Not one of these life-changing events came about as a result of my aiming at it. Not one.
For example: In the early 2000s I had my sights firmly fixed on the target of a career in Hollywood. I’d spent nearly a decade pouring myself into the study of screenwriting, pored through dozens of screenplay masterpieces, read roughly one billion books on the craft, gone through the big-name seminars, taken classes from some of the best teachers in the business, even traveled to Hollywood to hobnob and make connections.
I had goals, baby, big goals. And I was aiming. Man, was I aiming.
Until a friend interrupted by asking if I would take some time out to collaborate with him on a book idea.
This was a major distraction. (How rude!) Writing books was not part of my plan. I certainly did not have time for this.
I did it anyway. That book was The Go-Giver, which has to date sold more than half a million copies, put me on the career path I’m on today, and turned out to be one of the best things that ever happened to me. And I wasn’t looking for it.
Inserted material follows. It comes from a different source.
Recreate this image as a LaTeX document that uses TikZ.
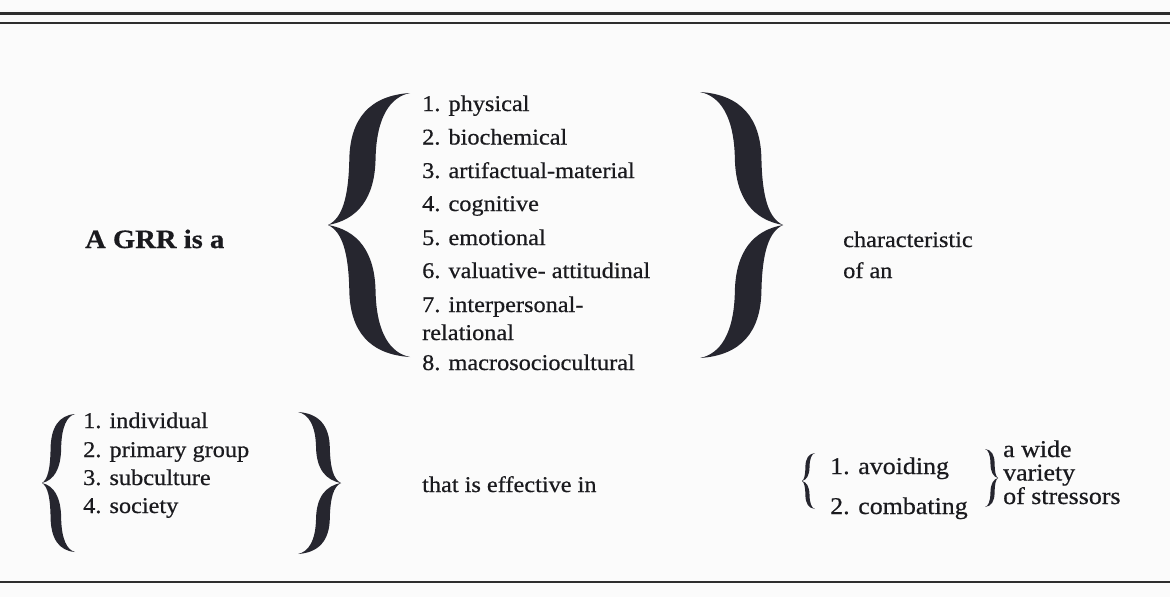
\documentclass[tikz,border=0pt]{standalone}
\usepackage{fontspec}
\setmainfont{Liberation Serif}[FakeStretch=1.08, FakeBold=0.6]
\definecolor{ink}{HTML}{1A1A1E}
\definecolor{bracecol}{HTML}{26262F}
\definecolor{paper}{HTML}{FBFBFB}
\definecolor{rulecol}{HTML}{2E2E2E}
\newcommand\mybracebody{%
  \fill[bracecol] (1,-1) .. controls (0.5,-0.98) and (0.27,-0.8) .. (0.26,-0.5)
    .. controls (0.25,-0.2) and (0.17,-0.05) .. (0,0)
    .. controls (0.36,-0.04) and (0.57,-0.2) .. (0.58,-0.5)
    .. controls (0.59,-0.82) and (0.76,-0.97) .. (1,-1) -- cycle;
  \fill[bracecol] (1,1) .. controls (0.5,0.98) and (0.27,0.8) .. (0.26,0.5)
    .. controls (0.25,0.2) and (0.17,0.05) .. (0,0)
    .. controls (0.36,0.04) and (0.57,0.2) .. (0.58,0.5)
    .. controls (0.59,0.82) and (0.76,0.97) .. (1,1) -- cycle;
}
\tikzset{
  txt/.style={anchor=base west, inner sep=0pt, text=ink, font=\fontsize{22.5}{26}\selectfont},
  btxt/.style={anchor=base west, inner sep=0pt, text=ink, font=\fontsize{26.5}{30}\selectfont\bfseries},
  ltxt/.style={anchor=base west, inner sep=0pt, text=ink, font=\fontsize{24}{28}\selectfont},
  rulestyle/.style={draw=rulecol, line width=2.5pt}
}
\begin{document}
\begin{tikzpicture}[x=1pt,y=-1pt]
\useasboundingbox (0,0) rectangle (1170,597);
\fill[paper] (0,0) rectangle (1170,597);
% rules
\draw[rulestyle, line width=3pt] (0,13) -- (1170,13);
\draw[rulestyle] (0,23) -- (1170,23);
\draw[rulestyle] (0,582) -- (1170,582);
% top part
\node[btxt] (grr) at (85,248) {A GRR is a};
\begin{scope}[shift={(328,225)},xscale=82,yscale=132]\mybracebody\end{scope}
\node[txt] (l1) at (422,111) {1. physical};
\node[txt] (l2) at (422,144.5) {2. biochemical};
\node[txt] (l3) at (422,178) {3. artifactual-material};
\node[txt] (l4) at (422,211) {4. cognitive};
\node[txt] (l5) at (422,245) {5. emotional};
\node[txt] (l6) at (422,278) {6. valuative- attitudinal};
\node[txt] (l7) at (422,312) {7. interpersonal-};
\node[txt] (l7b) at (422,340) {relational};
\node[txt] (l8) at (422,370) {8. macrosociocultural};
\begin{scope}[shift={(783,225)},xscale=-83,yscale=133]\mybracebody\end{scope}
\node[txt] (ch1) at (843,247) {characteristic};
\node[txt] (ch2) at (843,278) {of an};
% bottom part
\begin{scope}[shift={(42,483)},xscale=33,yscale=69]\mybracebody\end{scope}
\node[txt] (g1) at (83,428) {1. individual};
\node[txt] (g2) at (83,457) {2. primary group};
\node[txt] (g3) at (83,485) {3. subculture};
\node[txt] (g4) at (83,513) {4. society};
\begin{scope}[shift={(341,483)},xscale=-43,yscale=71]\mybracebody\end{scope}
\node[txt] (eff) at (422,492) {that is effective in};
\begin{scope}[shift={(802,481)},xscale=13,yscale=28]\mybracebody\end{scope}
\node[ltxt] (a1) at (830,474) {1. avoiding};
\node[ltxt] (a2) at (830,514) {2. combating};
\begin{scope}[shift={(998,478)},xscale=-13,yscale=29]\mybracebody\end{scope}
\node[ltxt] (w1) at (1003,457) {a wide};
\node[ltxt] (w2) at (1003,480.5) {variety};
\node[ltxt] (w3) at (1003,504) {of stressors};
\end{tikzpicture}
\end{document}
At least, not with my focal vision.
And that’s the tricky thing about goal-setting: focusing too much on clearly identified, quantified goals presupposes that we know best where we ought to end up. But do we? Seems to me, the universe often knows us better than we know ourselves. Sometimes we are nudged in a direction we hadn’t planned on, and the only way we’re going to have a chance of getting the hint is if we’re practiced at using our peripheral vision.
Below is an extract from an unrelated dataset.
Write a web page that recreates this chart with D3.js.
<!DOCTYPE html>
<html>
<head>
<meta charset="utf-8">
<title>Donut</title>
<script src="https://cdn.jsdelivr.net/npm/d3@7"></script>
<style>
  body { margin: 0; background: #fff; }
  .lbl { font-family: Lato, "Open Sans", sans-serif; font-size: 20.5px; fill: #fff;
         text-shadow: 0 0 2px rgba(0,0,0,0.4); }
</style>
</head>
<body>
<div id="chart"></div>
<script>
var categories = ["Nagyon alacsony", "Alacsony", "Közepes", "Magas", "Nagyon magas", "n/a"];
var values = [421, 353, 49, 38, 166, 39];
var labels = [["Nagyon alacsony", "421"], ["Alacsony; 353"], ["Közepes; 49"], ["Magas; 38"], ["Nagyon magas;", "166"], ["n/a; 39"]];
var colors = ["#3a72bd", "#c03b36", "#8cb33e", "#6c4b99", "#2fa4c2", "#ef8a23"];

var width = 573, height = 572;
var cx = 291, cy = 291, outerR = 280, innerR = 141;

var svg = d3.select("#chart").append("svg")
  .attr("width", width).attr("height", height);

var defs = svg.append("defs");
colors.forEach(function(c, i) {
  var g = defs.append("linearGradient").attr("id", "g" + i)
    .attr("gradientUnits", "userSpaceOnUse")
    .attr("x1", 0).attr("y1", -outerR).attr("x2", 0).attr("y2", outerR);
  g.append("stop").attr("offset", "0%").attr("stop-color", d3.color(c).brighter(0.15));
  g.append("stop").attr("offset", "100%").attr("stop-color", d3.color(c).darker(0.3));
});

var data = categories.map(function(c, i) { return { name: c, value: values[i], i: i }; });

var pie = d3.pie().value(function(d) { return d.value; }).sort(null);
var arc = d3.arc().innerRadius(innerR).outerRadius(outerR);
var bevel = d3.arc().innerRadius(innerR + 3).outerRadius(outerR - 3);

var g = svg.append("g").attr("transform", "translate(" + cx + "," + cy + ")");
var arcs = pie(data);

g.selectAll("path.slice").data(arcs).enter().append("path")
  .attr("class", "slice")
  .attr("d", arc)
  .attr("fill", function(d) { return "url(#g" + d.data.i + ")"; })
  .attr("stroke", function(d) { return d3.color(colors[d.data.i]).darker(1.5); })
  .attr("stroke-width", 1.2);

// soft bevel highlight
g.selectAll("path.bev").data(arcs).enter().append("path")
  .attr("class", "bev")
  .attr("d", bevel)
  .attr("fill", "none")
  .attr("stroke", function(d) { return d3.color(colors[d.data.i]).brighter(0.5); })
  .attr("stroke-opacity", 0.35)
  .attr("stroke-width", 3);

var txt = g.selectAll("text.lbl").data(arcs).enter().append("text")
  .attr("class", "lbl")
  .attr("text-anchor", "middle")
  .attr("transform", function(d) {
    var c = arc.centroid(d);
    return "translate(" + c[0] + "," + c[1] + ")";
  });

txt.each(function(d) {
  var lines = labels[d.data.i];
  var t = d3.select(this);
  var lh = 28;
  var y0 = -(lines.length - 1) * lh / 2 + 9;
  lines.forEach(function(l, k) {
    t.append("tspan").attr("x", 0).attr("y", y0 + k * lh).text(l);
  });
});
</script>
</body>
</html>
It’s not that I think setting goals is a bad idea. It’s a fine thing. (And yes, snipers do need to be able to hit their targets, even if they’re a mile away.)
It’s just that sometimes, while you’re busy taking aim, there may be a much better idea floating at the very edge of your field of vision, something you hadn’t thought of and never would have thought of. And if you’re focused on the target to the exclusion of all else, you’ll miss it.
You can call it “intuition,” or “staying open to the possibilities,” or “being receptive.” Or, “listening for the still, small voice of God.” Whatever you call it, it’s something like the opposite of driving hard for a goal you’ve clearly identified. Of being in charge, knowing exactly where you’re going and what you’re aiming at.
Eagles have incredible eyesight. They can pick out a mouse a mile away. But the traditional symbol of wisdom is the owl: he can see in the dark — and 360 degrees around. A sniper is more like an owl than an eagle.
I am a huge fan of following your passions — of having and chasing big ambitions and even bigger aspirations. And yes, I suppose that is partly composed of deciding and articulating exactly where you’re going and what is it is you want to do. Maybe even more, it has to do with who you want to be.
But while you’re busy staying focused on all that, remember this: to pay attention to what’s happening at the very edges, where you least expect it.